His bed faces the window- a sky grey with seriousness, the lone magpie perched on a tree bare from seasons change, the window glass marred with fingerprints forgotten.

But Granddad sees nothing.

With a bib around his neck we feed him spoonfuls of mashed food, share sad broken laughs with our Benjamin Button, the irony of life in reverse. I grasp his hand, stroking the lines of history carved into skin like a well-read map. Briefly, his grip tightens. Blue eyes fix on mine, lip quivers. 'I'm ready but I'm scared.'

It's a pithy whisper but I hear him. My fingertips stroke his brow and I engulf his frame in blankets, as if warmth will keep his fears at bay. It's a small comfort but to whom?

As we leave, the lights continue their amber dance in dusty shells and I wonder. Though his limbs are feeble, his mind is strong. My Granddad, the moth trapped in a glass. If I could set him free, he would fly.

Thursday, 16 September 2010

The Unwelcome Guest

If someone dares to tell me I cannot do something, I will prove them wrong. Until that objective is achieved, my actions are absorbed by an unmitigated focus. But there is one area of my life where this system of logic fails miserably. Just as I am raring, ready, I stumble.

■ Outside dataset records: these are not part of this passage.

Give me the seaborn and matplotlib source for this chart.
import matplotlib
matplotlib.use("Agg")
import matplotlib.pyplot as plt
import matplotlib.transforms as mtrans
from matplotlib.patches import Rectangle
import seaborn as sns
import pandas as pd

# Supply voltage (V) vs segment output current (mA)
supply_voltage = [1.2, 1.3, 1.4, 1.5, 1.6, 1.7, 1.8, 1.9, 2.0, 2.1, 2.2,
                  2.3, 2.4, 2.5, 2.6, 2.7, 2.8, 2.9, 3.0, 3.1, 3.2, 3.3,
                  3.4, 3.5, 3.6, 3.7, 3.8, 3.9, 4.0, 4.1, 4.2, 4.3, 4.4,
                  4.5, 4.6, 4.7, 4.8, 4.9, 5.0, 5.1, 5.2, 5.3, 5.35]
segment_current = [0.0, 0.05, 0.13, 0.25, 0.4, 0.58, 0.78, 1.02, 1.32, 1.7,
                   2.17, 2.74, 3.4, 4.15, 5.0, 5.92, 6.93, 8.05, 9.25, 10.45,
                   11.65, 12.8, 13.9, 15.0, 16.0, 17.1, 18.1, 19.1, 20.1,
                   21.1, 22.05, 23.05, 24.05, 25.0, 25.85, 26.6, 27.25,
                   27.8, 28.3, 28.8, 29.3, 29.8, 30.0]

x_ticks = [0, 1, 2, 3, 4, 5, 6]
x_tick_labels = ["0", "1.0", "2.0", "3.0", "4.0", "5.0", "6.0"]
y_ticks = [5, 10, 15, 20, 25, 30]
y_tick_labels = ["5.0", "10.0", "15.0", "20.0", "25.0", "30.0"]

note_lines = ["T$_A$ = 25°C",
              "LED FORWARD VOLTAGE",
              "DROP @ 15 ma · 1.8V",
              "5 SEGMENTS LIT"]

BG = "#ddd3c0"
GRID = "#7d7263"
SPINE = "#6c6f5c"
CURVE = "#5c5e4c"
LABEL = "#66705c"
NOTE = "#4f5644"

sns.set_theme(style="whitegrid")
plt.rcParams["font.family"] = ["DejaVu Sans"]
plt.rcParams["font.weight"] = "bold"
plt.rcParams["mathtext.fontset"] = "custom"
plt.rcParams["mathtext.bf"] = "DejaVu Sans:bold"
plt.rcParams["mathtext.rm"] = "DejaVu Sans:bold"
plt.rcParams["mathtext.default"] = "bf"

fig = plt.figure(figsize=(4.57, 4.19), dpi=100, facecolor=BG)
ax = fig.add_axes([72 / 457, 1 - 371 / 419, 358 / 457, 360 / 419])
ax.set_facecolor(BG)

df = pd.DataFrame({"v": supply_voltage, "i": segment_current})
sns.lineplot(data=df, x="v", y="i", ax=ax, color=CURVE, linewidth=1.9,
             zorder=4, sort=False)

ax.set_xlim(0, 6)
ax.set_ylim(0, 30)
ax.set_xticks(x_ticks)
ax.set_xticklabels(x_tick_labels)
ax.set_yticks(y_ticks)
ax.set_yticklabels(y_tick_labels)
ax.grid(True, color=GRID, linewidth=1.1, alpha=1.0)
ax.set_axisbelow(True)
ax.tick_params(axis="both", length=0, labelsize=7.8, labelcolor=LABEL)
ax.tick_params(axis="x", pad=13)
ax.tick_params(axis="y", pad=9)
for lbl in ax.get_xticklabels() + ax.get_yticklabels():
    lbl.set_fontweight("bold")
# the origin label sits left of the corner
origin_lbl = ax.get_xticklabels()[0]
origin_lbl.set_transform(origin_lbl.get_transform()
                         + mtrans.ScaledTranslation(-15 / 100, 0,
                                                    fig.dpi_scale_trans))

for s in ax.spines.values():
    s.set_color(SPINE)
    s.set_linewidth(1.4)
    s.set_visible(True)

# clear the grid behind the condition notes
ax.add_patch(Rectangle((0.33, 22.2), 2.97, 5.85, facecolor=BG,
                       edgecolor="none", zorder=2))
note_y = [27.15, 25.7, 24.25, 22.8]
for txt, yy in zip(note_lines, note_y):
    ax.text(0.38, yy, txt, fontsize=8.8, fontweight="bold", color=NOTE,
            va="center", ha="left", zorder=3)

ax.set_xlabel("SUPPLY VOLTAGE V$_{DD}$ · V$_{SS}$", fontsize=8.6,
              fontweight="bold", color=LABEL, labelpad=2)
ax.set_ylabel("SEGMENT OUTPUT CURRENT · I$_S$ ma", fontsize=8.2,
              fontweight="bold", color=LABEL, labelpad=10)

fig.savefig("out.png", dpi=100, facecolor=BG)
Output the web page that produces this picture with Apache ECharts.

But the problem is not an inanimate object that can be moved from my path. It exists in the mind- a place with depths too dangerous. Part of my subconscious has drifted outwards into conscious thought. That little questioning voice is fully fledged and vocal. And with every option and opportunity that I let pass me by, through choice or convenience, or unavoidable circumstance- that voice gains strength.

Now, it is far too loud.

It's the fear- oh, the dreaded wrench of gut fear- of discovering what you thought, hoped you were good at, you probably are not. It's the reason why I don't push myself out there into the world. Why I don't send poetry or stories to magazines and competitions. Why I will never approach a publisher with my novel. Why I think my writing will only be confined to this meagre blog. Oh, it is sad.

On the days when the silence is unnerving and stealth-like in its speed to engulf me, doubt is my only company, an unwelcome guest, my constant companion. Always there, its negative waves erode and chip me until I am rubble and dust.

And now, what little self belief I had in my abilities as a writer has shrivelled. It ventured outside with tentative steps, only for a raincloud of doubt to drift over and soak it, in all its greying scepticism.

Some days, reader, I pray for drought.